Because the landfill staff isn’t equipped to remove the head and spinal column from carcasses, Henry said they buried, rather than composted, cattle that were older than 30 months (or that appeared to be so, in cases when there wasn’t sufficient documentation of the animal’s age).
Henry said the landfill, in addition to taking the carcasses that Witham brought, also accepts carcasses that ranchers bring in, offering them a discount on the disposal fee thanks to a subsidy from the county’s wolf compensation committee. He said Baker Sanitary often is called to a ranch to load the carcass.
The county spent $100,000 to build the composting station at the landfill. That money was part of the six-year, $6.1 million grant from the Oregon Watershed Enhancement Board that Baker County received in 2019 to protect sage grouse and the bird’s habitat. The money is from Oregon Lottery revenue.
In past years, Henry said, Baker Sanitary had to bury in the landfill all animal carcasses, including ones killed by vehicles on local highways.

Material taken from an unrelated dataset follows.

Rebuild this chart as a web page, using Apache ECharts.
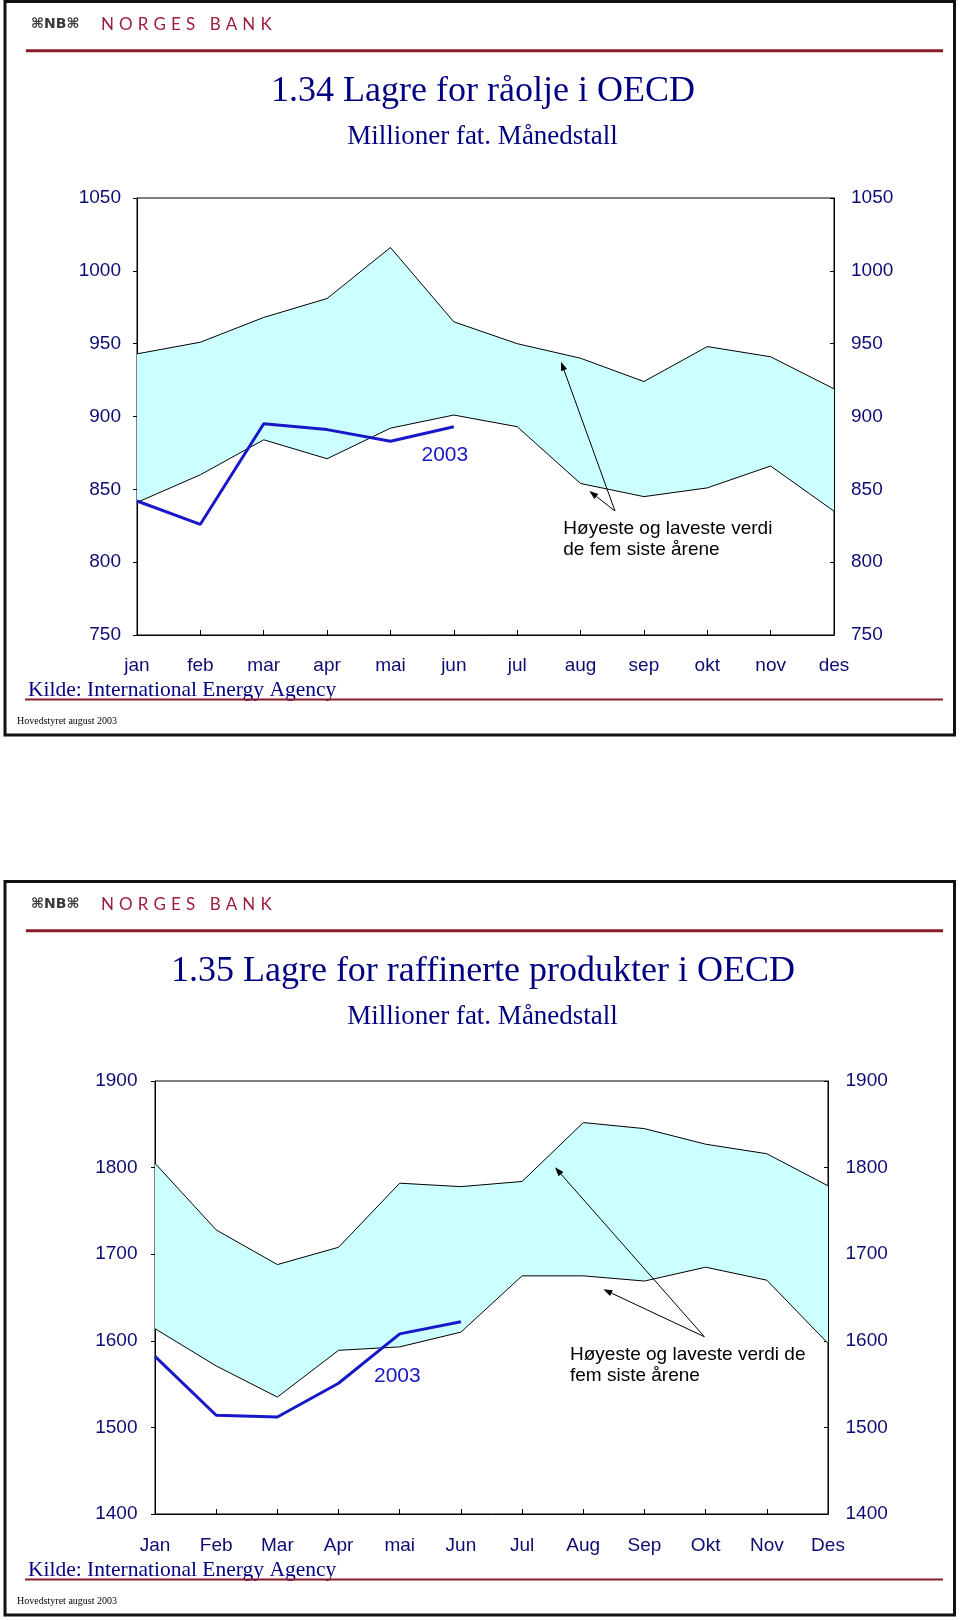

Henry estimated that the landfill accepted, in rancher-delivered livestock and ones that Baker Sanitary picked up, about twice as many as the 68 carcasses that Witham delivered in 2024.
Henry said the landfill has capacity to take even more carcasses.
He said he would like to eventually sell the compost. However, Henry said some potential buyers are leery about using compost that contains animal remnants as well as yard debris.
If there isn’t a market for the compost, Henry said Baker Sanitary could add it to the soil at the landfill. For now he said there isn’t a large stockpile of compost, and workers continue to add finished compost to fresh carcasses and yard debris to keep producing compost, a process that takes weeks.